Despite the potential to dilute the stock and its price, its share value has risen almost 9% from $1.71 to $1.86 since the options were exercised, ABN Amro Craigs broker Peter McIntyre said.
"It's turned into a win-win situation. This will provide enough working capital for the next three to four years and will deal with [oil production and exploration] debt during 2009-10," Mr McIntyre said.
For the first half of the year, the separate stocks of NZOG and Pike River Coal, which NZOG spun off its books in May 2007 while retaining a 30.63% stake, were the top two performers on the sharemarket for share value appreciation.

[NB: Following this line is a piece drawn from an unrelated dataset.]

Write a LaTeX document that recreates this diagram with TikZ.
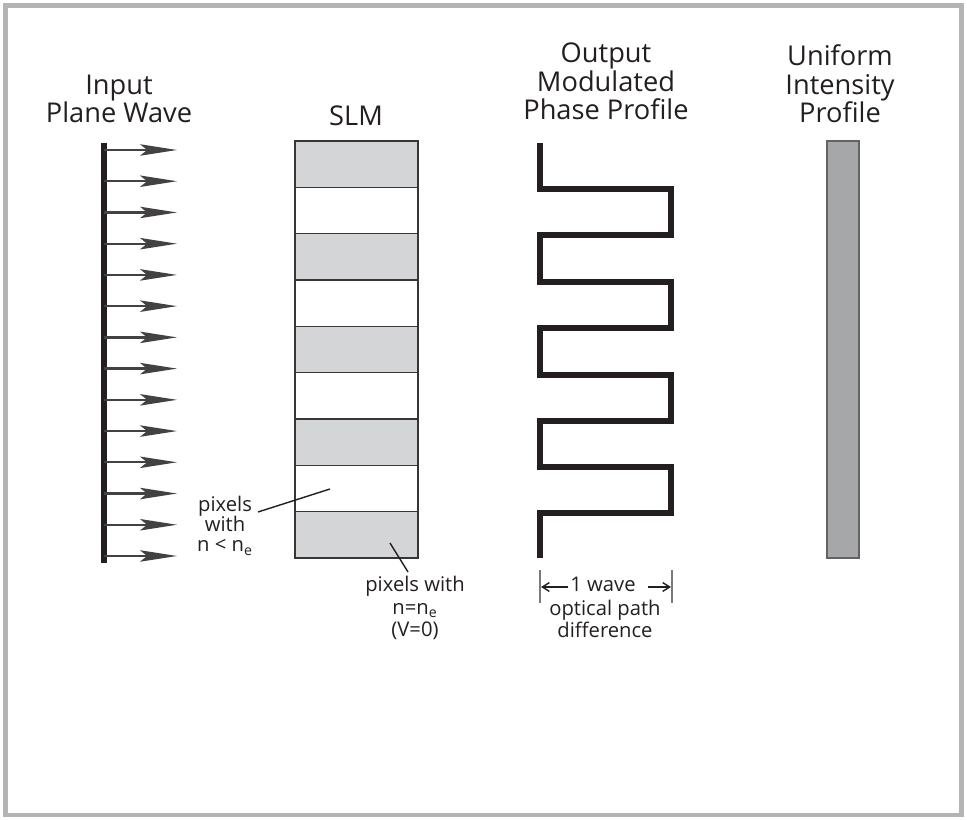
\documentclass[tikz,border=0pt]{standalone}
\usepackage{fontspec}
\setmainfont{Open Sans}
\usetikzlibrary{arrows.meta}

\definecolor{framegray}{HTML}{B4B3B5}
\definecolor{slmgray}{HTML}{D4D5D7}
\definecolor{bargray}{HTML}{A6A7A9}
\definecolor{ink}{HTML}{231F20}

\tikzset{
  title/.style={align=center,anchor=base,inner sep=0pt,text=ink,
    font=\fontsize{15.5}{16.3}\selectfont},
  note/.style={align=center,anchor=base,inner sep=0pt,text=ink,
    font=\fontsize{11.5}{11.5}\selectfont},
  ray/.style={draw=ink!85,line width=1.3pt,
    -{Stealth[length=21pt,width=6.5pt,inset=4pt]}},
  cell/.style={draw=ink!90,line width=0.9pt},
  wave/.style={draw=ink,line width=3.2pt,line join=miter},
  leader/.style={draw=ink,line width=0.8pt},
  tick/.style={draw=ink!60,line width=1.1pt},
  dim/.style={draw=ink,line width=0.8pt,-{Straight Barb[length=4pt,width=5pt]}}
}

\begin{document}
\begin{tikzpicture}[x=0.02cm,y=-0.02cm]

      \useasboundingbox (0,0) rectangle (967,820);
      \draw[framegray,line width=2.8pt] (5.5,5.5) rectangle (961.5,815);

      % titles (anchored at the last line)
      \node[title] (input)   at (119,123) {Input\\Plane Wave};
      \node[title] (slm)     at (356,126) {SLM};
      \node[title] (output)  at (606,120) {Output\\Modulated\\Phase Profile};
      \node[title] (uniform) at (840,123) {Uniform\\Intensity\\Profile};

      % input plane wave
      \coordinate (bartop) at (104,143);
      \coordinate (barbot) at (104,563);
      \draw[ink,line width=3.2pt] (bartop) -- (barbot);
      \foreach \i in {0,...,13} {
        \coordinate (ray\i) at (104,150+31.23*\i);
        \coordinate (tip\i) at (177,150+31.23*\i);
        \draw[ray] (ray\i) -- (tip\i);
      }

      % SLM pixels
      \foreach \i in {0,...,8} {
        \pgfmathsetmacro{\ytop}{141+46.33*\i}
        \ifodd\i
          \draw[cell,fill=white] (295,\ytop) rectangle (418,\ytop+46.33);
        \else
          \draw[cell,fill=slmgray] (295,\ytop) rectangle (418,\ytop+46.33);
        \fi
      }

      % phase profile
      \draw[wave] (540,143) |- (671,189) |- (540,235) |- (671,282)
        |- (540,328) |- (671,375) |- (540,421) |- (671,467)
        |- (540,513) -- (540,558);

      % uniform intensity
      \draw[draw=ink!70,line width=1.2pt,fill=bargray] (827,141) rectangle (859,558);

      % labels
      \node[note] (pixlow) at (225,552) {pixels\\with\\n < n\textsubscript{e}};
      \coordinate (lowfoot) at (258,512);
      \coordinate (lowtip)  at (330,489);
      \draw[leader] (lowfoot) -- (lowtip);

      \node[note,font=\fontsize{11.5}{13}\selectfont] (pixeq) at (415,637)
        {pixels with\\n=n\textsubscript{e}\\(V=0)};
      \coordinate (eqtip)  at (390,543);
      \coordinate (eqfoot) at (408,572);
      \draw[leader] (eqfoot) -- (eqtip);

      % one wave path difference
      \coordinate (tickLt) at (540,570);
      \coordinate (tickLb) at (540,603);
      \coordinate (tickRt) at (672,570);
      \coordinate (tickRb) at (672,603);
      \draw[tick] (tickLt) -- (tickLb);
      \draw[tick] (tickRt) -- (tickRb);
      \node[note] (onewave) at (603,592) {1 wave};
      \coordinate (dimL) at (541,587);
      \coordinate (dimR) at (671,587);
      \draw[dim] ([xshift=-1pt]onewave.west |- dimL) -- (dimL);
      \draw[dim] ([xshift=7pt]onewave.east |- dimR) -- (dimR);
      \node[note,font=\fontsize{11.5}{13}\selectfont] (opd) at (605,638)
        {optical path\\difference};

\end{tikzpicture}
\end{document}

Aside from its stake in Pike River, NZOG has a 12.5% stake in the offshore Taranaki field, Tui, alongside Australasion Worldwide Exploration's 42.5% stake, and a further 15% in the development Kupe field in Taranaki.
The estimates of the Tui field, which has been producing oil since last July, have been recently upgraded to an estimated 50.1 million barrels.
This comes at a time when global oil prices are at record levels, holding at just above $US140 ($NZ185) a barrel for the past fortnight.
Mr McIntyre said the extra working capital would allow NZOG to look at its next exploration options.
In late April, NZOG rewarded its long-suffering shareholders with their first dividend in a decade, 5c per share, only the second time in the company's 27-year history it had paid a dividend.
Pike River, which like NZOG is about to experience record prices, in this case for specialist hard coking coal, is almost at the production stage at its Brunner seam in the Paparoa Ranges near Reefton, nearing the completion of a 2.3km tunnel it has been working on for the past 21 months in exceptionally rugged terrain.